Skip to content

ADR-0105: Webhook serving and certificate management

How validating webhooks are served, how TLS serving certs are provisioned and rotated, and the cert-manager vs self-signed bootstrap paths for clusters without cert-manager.

Theme: 01 · Foundations · Status: Current

Context

Kollect relies on validating webhooks from Phase 0/1 (ADR-0201, ADR-0202) to reject bad profiles, sinks, and scope at admission — before reconcilers wedge on terminal config. The operator serves webhooks on port 9443 (controller-runtime default) with certs mounted at /tmp/k8s-webhook-server/serving-certs (ADR-0704).

The Helm chart already wires cert-manager (Certificate + self-signed Issuerwebhook-server-cert Secret) and snapshot-tests that path. Many adopters run cert-manager; many small/lab clusters do not. Q4 : support a self-signed bootstrap fallback alongside cert-manager — cert-manager remains the recommended production default (ADR-0104).

Decision

Serving model

  • Validating only — no mutating webhooks in v1alpha1; failurePolicy=fail, sideEffects=None.
  • Webhooks are enabled by default in the Helm chart (webhooks.enabled: true); dev overlays may disable them for fast iteration (charts/kollect/ci/dev-values.yaml).
  • The manager registers webhooks only when --validating-webhooks-enabled=true (chart sets this from values).
  • All ready replicas may serve webhook traffic; the apiserver load-balances to the webhook Service. Serving cert trust is cluster-wide via ValidatingWebhookConfiguration.clientConfig.caBundle.

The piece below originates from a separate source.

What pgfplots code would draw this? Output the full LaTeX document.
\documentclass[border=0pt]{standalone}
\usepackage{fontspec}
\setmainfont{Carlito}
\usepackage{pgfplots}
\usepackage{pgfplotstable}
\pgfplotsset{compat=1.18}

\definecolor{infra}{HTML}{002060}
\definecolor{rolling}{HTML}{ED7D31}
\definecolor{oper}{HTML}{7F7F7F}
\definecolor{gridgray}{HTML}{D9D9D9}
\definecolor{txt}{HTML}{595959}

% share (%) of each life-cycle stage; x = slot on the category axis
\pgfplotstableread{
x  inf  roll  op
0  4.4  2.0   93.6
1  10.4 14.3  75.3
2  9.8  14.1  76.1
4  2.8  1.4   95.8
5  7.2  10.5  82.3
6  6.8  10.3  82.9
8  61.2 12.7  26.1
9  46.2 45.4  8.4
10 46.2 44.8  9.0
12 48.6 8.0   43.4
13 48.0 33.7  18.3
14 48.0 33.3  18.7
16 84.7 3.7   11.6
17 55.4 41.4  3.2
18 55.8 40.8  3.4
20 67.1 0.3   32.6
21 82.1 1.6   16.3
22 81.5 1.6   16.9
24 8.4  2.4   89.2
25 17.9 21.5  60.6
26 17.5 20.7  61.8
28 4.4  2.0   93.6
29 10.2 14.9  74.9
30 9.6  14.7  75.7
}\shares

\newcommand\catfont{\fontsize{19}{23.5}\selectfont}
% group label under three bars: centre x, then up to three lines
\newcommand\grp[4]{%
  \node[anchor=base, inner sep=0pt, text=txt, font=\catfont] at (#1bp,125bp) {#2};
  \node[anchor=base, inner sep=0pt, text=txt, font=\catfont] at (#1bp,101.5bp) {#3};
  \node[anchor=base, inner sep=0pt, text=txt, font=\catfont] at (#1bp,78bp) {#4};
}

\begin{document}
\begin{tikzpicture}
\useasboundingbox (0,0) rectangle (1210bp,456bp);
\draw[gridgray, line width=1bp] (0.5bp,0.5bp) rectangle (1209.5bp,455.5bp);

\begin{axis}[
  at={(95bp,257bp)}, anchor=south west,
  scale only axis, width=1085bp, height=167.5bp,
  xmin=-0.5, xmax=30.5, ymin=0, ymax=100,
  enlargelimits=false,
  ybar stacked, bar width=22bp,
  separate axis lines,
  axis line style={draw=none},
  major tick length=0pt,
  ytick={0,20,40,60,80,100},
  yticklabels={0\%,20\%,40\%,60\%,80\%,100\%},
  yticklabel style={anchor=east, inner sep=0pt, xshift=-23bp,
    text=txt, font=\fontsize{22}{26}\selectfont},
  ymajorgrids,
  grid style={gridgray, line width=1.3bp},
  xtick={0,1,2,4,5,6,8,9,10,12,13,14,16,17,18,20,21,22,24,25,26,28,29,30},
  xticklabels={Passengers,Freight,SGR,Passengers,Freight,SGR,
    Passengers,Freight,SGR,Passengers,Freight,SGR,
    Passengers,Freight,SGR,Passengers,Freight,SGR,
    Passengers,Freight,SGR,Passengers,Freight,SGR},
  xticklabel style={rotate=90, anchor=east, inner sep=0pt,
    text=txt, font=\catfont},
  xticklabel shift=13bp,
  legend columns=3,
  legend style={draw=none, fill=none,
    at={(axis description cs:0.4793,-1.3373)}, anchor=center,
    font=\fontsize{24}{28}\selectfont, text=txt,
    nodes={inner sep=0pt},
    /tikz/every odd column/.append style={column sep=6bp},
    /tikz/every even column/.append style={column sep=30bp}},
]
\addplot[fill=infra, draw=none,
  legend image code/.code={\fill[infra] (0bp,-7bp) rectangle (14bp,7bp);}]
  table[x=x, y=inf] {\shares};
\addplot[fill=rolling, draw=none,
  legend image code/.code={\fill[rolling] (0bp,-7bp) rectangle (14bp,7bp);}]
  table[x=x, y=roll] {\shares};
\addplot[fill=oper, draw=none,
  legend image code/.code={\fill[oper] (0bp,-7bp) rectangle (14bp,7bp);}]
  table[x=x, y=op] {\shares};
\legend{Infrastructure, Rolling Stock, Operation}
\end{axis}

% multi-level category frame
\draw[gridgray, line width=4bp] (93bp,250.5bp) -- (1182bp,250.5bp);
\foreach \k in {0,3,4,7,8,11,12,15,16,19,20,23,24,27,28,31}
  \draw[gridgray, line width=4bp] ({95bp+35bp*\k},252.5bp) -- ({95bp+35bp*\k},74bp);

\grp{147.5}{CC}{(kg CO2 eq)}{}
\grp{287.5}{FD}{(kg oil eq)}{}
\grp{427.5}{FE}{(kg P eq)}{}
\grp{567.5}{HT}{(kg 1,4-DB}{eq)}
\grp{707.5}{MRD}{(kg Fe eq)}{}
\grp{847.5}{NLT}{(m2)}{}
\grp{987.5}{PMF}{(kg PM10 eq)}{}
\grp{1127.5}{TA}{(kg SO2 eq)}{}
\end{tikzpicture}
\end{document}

Certificate provisioning (two supported paths)

Path When Mechanism
A — cert-manager (default) Production and any cluster with cert-manager Chart renders Issuer + Certificate; cert-manager writes tls.crt/tls.key/ca.crt into the serving Secret and keeps them rotated. Documented soft dependency.
B — self-signed bootstrap (fallback) Clusters without cert-manager Chart renders a one-shot bootstrap (Helm hook Job or equivalent) that generates a long-lived self-signed serving cert + CA, writes the Secret, and patches ValidatingWebhookConfiguration.clientConfig.caBundle. No cert-manager CRs.

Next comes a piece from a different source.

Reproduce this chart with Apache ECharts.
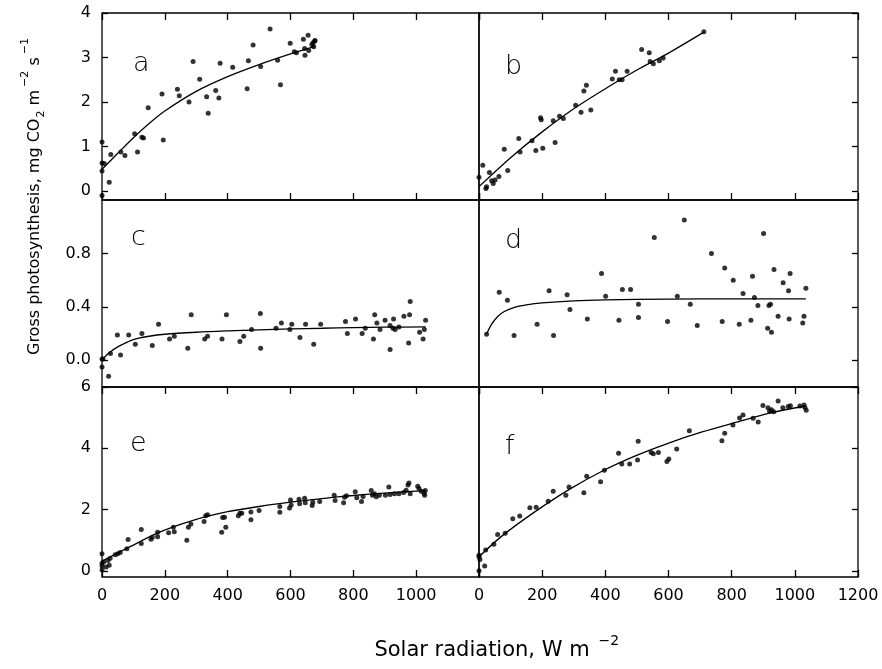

Mutual exclusion: webhooks.certManager.create: true (default) selects path A; webhooks.certManager.create: false with webhooks.selfSigned.bootstrap: true selects path B. The chart must not render both.

Trust and rotation

  • Path A: cert-manager owns rotation; operator mounts the Secret read-only; no in-process cert generation.
  • Path B: bootstrap runs on install/upgrade when the Secret or caBundle is missing or stale (checksum annotation on the webhook config). Rotation is manual or upgrade-triggered — acceptable for lab/small installs; document that path A is preferred for production.
  • caBundle size: inline PEM in CR specs remains capped at 64 KiB at webhook (ADR-0201); this ADR governs serving certs for the operator webhook endpoint, not sink caBundle fields.

E2E and CI

  • Kind e2e runs cert-manager Certificate collection smoke via hack/e2e/cert-manager.sh (invoked from hack/kind/e2e/smoke.sh) — path A parity for generic CRD collection, not operator webhook TLS.
  • Add a helm-unittest snapshot for path B (bootstrap enabled, no cert-manager objects) before marking bootstrap implemented.
  • Contract: webhook readiness must appear in e2e smoke when webhooks are enabled (ADR-0301, ADR-0706).

Consequences

  • Small installs can enable webhooks without cert-manager; production guidance stays "install cert-manager or use path A."
  • Two chart paths increase snapshot-test surface; mutual exclusion keeps runtime simple.
  • Self-signed bootstrap does not auto-rotate like cert-manager — operators must plan upgrades or migrate to path A for long-lived fleets.
  • Security posture for webhook TLS is explicit in one ADR; ADR-0104 links here for serving trust.

Open questions

  • DECIDED (2026-06-05, Q4): Self-signed fallback yes; cert-manager recommended default.
  • OPEN: Bootstrap implementation detail — Helm hook Job vs in-manager cert writer on first start? (Default leaning: Helm hook to avoid running cert logic in the reconciler process.)
  • OPEN: Should path B also support --webhook-cert-path for bring-your-own Secret (no generation)?
  • OPEN: NetworkPolicy template for webhook ingress from control-plane / apiserver — chart optional or doc-only?